Your objective - Repeat everything from the first line of the listing below through the line that contains "plt.rcParams['font.family'] = ['Liberation", exactly. Leave out pictures.

Given information -
────
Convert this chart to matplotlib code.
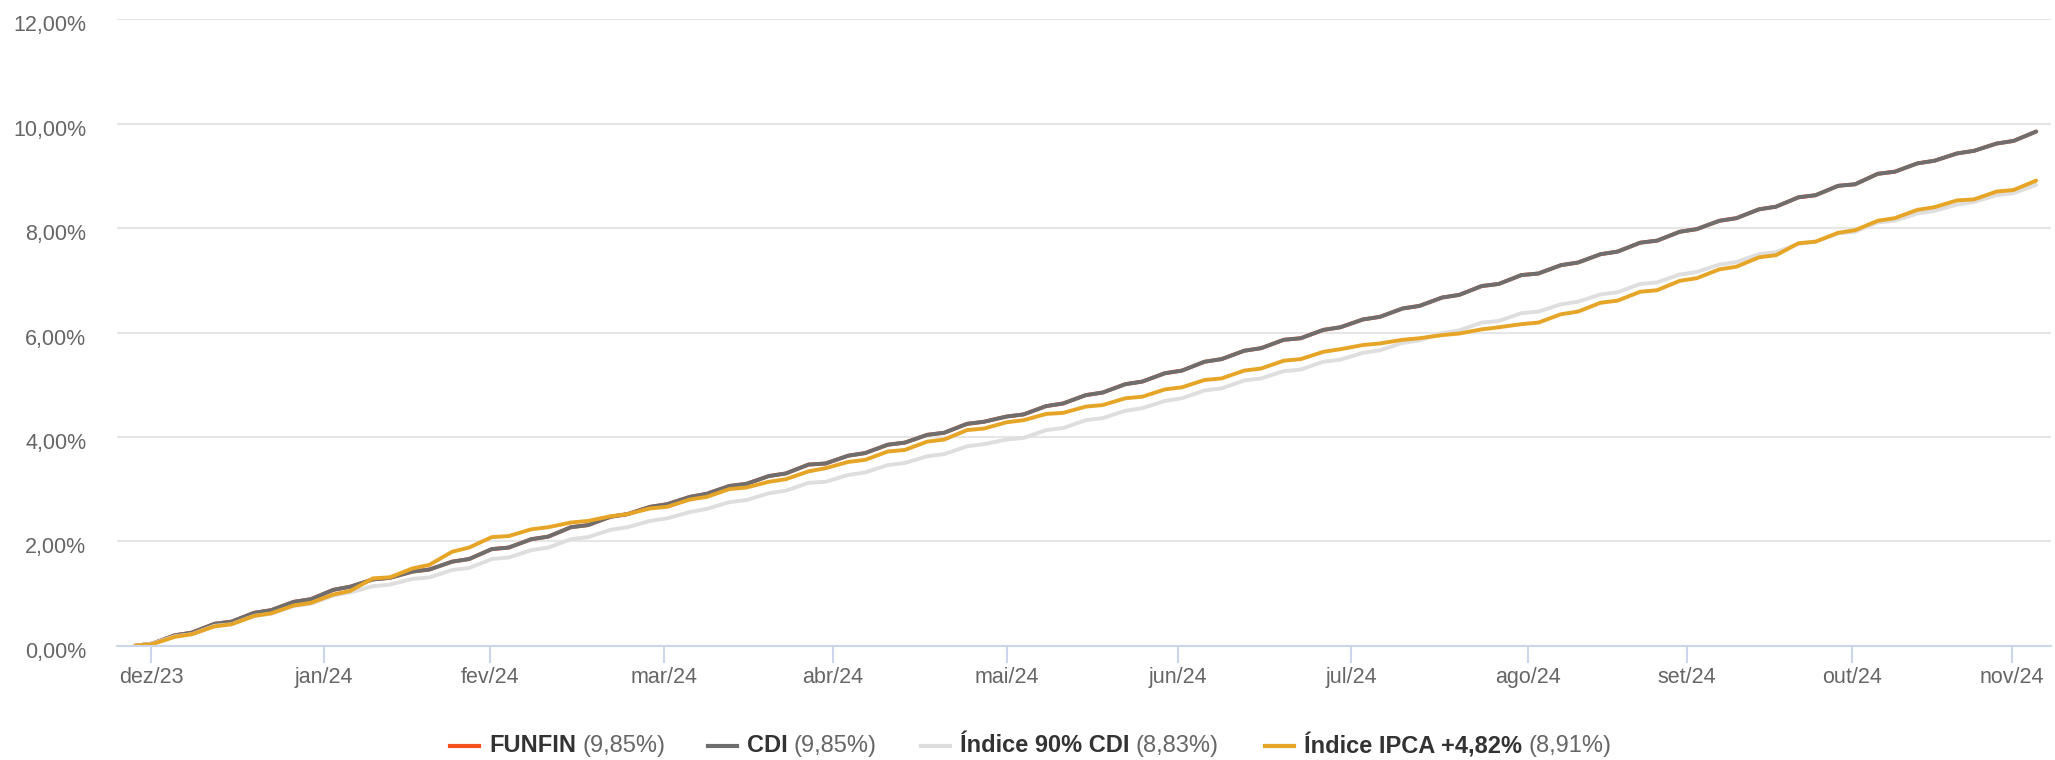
import matplotlib
matplotlib.use("Agg")
import matplotlib.pyplot as plt
import matplotlib.transforms as mtransforms
from matplotlib.lines import Line2D
from matplotlib.ticker import FuncFormatter

plt.rcParams['font.family'] = ['Liberation Sans', 'DejaVu Sans']

# Eixo x: dias corridos a partir do primeiro ponto (sexta), depois pares segunda/sexta
semanas = list(range(-1, 47))
dias = [0] + [d for k in semanas for d in (10 + 7 * k, 14 + 7 * k)]

# Rentabilidade acumulada (%), um valor por vértice (segunda, sexta)
cdi = [0.00,
       0.04, 0.20, 0.25, 0.42, 0.46, 0.63, 0.68, 0.84, 0.89, 1.07,
       1.13, 1.27, 1.30, 1.42, 1.46, 1.61, 1.66, 1.85, 1.88, 2.04,
       2.09, 2.27, 2.31, 2.47, 2.52, 2.66, 2.71, 2.85, 2.91, 3.06,
       3.10, 3.25, 3.30, 3.47, 3.49, 3.64, 3.69, 3.85, 3.89, 4.04,
       4.08, 4.25, 4.29, 4.39, 4.43, 4.59, 4.64, 4.80, 4.85, 5.01,
       5.06, 5.22, 5.27, 5.44, 5.49, 5.65, 5.70, 5.86, 5.89, 6.05,
       6.10, 6.25, 6.30, 6.46, 6.51, 6.67, 6.72, 6.89, 6.93, 7.10,
       7.13, 7.29, 7.34, 7.50, 7.55, 7.72, 7.76, 7.93, 7.98, 8.14,
       8.19, 8.36, 8.41, 8.59, 8.63, 8.81, 8.84, 9.04, 9.08, 9.24,
       9.29, 9.43, 9.48, 9.62, 9.67, 9.85]

funfin = [0.00,
          0.04, 0.20, 0.25, 0.42, 0.46, 0.63, 0.68, 0.84, 0.89, 1.07,
          1.13, 1.27, 1.30, 1.42, 1.46, 1.61, 1.66, 1.85, 1.88, 2.04,
          2.09, 2.27, 2.31, 2.47, 2.52, 2.66, 2.71, 2.85, 2.91, 3.06,
          3.10, 3.25, 3.30, 3.47, 3.49, 3.64, 3.69, 3.85, 3.89, 4.04,
          4.08, 4.25, 4.29, 4.39, 4.43, 4.59, 4.64, 4.80, 4.85, 5.01,
          5.06, 5.22, 5.27, 5.44, 5.49, 5.65, 5.70, 5.86, 5.89, 6.05,
          6.10, 6.25, 6.30, 6.46, 6.51, 6.67, 6.72, 6.89, 6.93, 7.10,
          7.13, 7.29, 7.34, 7.50, 7.55, 7.72, 7.76, 7.93, 7.98, 8.14,
          8.19, 8.36, 8.41, 8.59, 8.63, 8.81, 8.84, 9.04, 9.08, 9.24,
          9.29, 9.43, 9.48, 9.62, 9.67, 9.85]

cdi90 = [0.00,
         0.04, 0.18, 0.22, 0.38, 0.41, 0.57, 0.61, 0.76, 0.80, 0.96,
         1.02, 1.14, 1.17, 1.28, 1.31, 1.45, 1.49, 1.66, 1.69, 1.83,
         1.88, 2.04, 2.08, 2.22, 2.27, 2.39, 2.44, 2.56, 2.62, 2.75,
         2.79, 2.92, 2.97, 3.12, 3.14, 3.27, 3.32, 3.46, 3.50, 3.63,
         3.67, 3.82, 3.86, 3.95, 3.98, 4.13, 4.17, 4.32, 4.36, 4.50,
         4.55, 4.69, 4.74, 4.89, 4.93, 5.08, 5.12, 5.26, 5.29, 5.44,
         5.48, 5.61, 5.66, 5.80, 5.85, 5.99, 6.04, 6.19, 6.22, 6.37,
         6.40, 6.54, 6.59, 6.73, 6.77, 6.93, 6.96, 7.11, 7.16, 7.30,
         7.35, 7.50, 7.54, 7.70, 7.74, 7.90, 7.93, 8.11, 8.14, 8.28,
         8.33, 8.45, 8.50, 8.63, 8.67, 8.83]

ipca = [0.00,
        0.03, 0.17, 0.22, 0.37, 0.41, 0.57, 0.62, 0.77, 0.82, 0.98,
        1.05, 1.29, 1.31, 1.48, 1.55, 1.80, 1.88, 2.08, 2.10, 2.23,
        2.27, 2.36, 2.39, 2.48, 2.52, 2.63, 2.66, 2.80, 2.85, 3.00,
        3.03, 3.14, 3.19, 3.34, 3.40, 3.52, 3.56, 3.72, 3.75, 3.91,
        3.95, 4.13, 4.16, 4.28, 4.32, 4.44, 4.46, 4.58, 4.61, 4.74,
        4.77, 4.91, 4.95, 5.09, 5.12, 5.27, 5.31, 5.46, 5.49, 5.63,
        5.68, 5.76, 5.79, 5.86, 5.89, 5.95, 5.98, 6.06, 6.10, 6.16,
        6.19, 6.35, 6.40, 6.57, 6.61, 6.78, 6.81, 6.99, 7.04, 7.21,
        7.26, 7.44, 7.48, 7.71, 7.74, 7.91, 7.96, 8.14, 8.19, 8.35,
        8.40, 8.53, 8.55, 8.70, 8.73, 8.91]

meses = ['dez/23', 'jan/24', 'fev/24', 'mar/24', 'abr/24', 'mai/24',
         'jun/24', 'jul/24', 'ago/24', 'set/24', 'out/24', 'nov/24']
pos_meses = [2.8, 33.4, 62.7, 93.4, 123.3, 154.1, 184.3, 214.9, 246.1, 274.3, 303.5, 331.7]

series = [
    ('FUNFIN', '(9,85%)', funfin, '#f4511e'),
    ('CDI', '(9,85%)', cdi, '#6e6e6e'),
    ('Índice 90% CDI', '(8,83%)', cdi90, '#dedede'),
    ('Índice IPCA +4,82%', '(8,91%)', ipca, '#e6a526'),
]

fig = plt.figure(figsize=(20.55, 7.6), dpi=100)
ax = fig.add_axes([0.0569, 0.1504, 0.9411, 0.8242])

for nome, valor, ys, cor in series:
    ax.plot(dias, ys, color=cor, linewidth=2.8, solid_joinstyle='round', solid_capstyle='round')

ax.set_xlim(-3.25, 338.6)
ax.set_ylim(0, 12)
ax.set_yticks(range(0, 13, 2))
ax.yaxis.set_major_formatter(FuncFormatter(lambda v, p: f'{v:.2f}%'.replace('.', ',')))
ax.set_xticks(pos_meses)
ax.set_xticklabels(meses)

for s in ['top', 'right', 'left']:
    ax.spines[s].set_visible(False)
ax.spines['bottom'].set_color('#ccd6eb')
ax.spines['bottom'].set_linewidth(1.5)

ax.grid(axis='y', color='#e6e6e6', linewidth=1.5)
ax.set_axisbelow(True)
ax.tick_params(axis='y', length=0, pad=22, labelsize=15.5, labelcolor='#666666')
ax.tick_params(axis='x', length=12, width=1.5, color='#ccd6eb', pad=3, labelsize=15.5, labelcolor='#666666')

# rótulos do eixo y um pouco abaixo da linha de grade
desloc = mtransforms.ScaledTranslation(0, -4 / 100, fig.dpi_scale_trans)
for lbl in ax.get_yticklabels():
    lbl.set_transform(lbl.get_transform() + desloc)

# legenda manual: nome em negrito + valor em cinza
fig.canvas.draw()
renderer = fig.canvas.get_renderer()
leg_x = [450, 708, 921, 1265]
leg_y = 1 - 746 / 760
W = 2055
for (nome, valor, ys, cor), x0 in zip(series, leg_x):
    fig.add_artist(Line2D([x0 / W, (x0 + 29) / W], [leg_y, leg_y], color=cor,
                          linewidth=3, transform=fig.transFigure))
    t = fig.text((x0 + 39) / W, leg_y, nome, fontsize=17, fontweight='bold',
                 color='#333333', va='center', ha='left')
    bb = t.get_window_extent(renderer)
    fig.text((bb.x1 + 6) / W, leg_y, valor, fontsize=17, color='#666666',
             va='center', ha='left')

fig.savefig('out.png', dpi=100)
────
Task answer -
Convert this chart to matplotlib code.
import matplotlib
matplotlib.use("Agg")
import matplotlib.pyplot as plt
import matplotlib.transforms as mtransforms
from matplotlib.lines import Line2D
from matplotlib.ticker import FuncFormatter

plt.rcParams['font.family'] = ['Liberation Sans', 'DejaVu Sans']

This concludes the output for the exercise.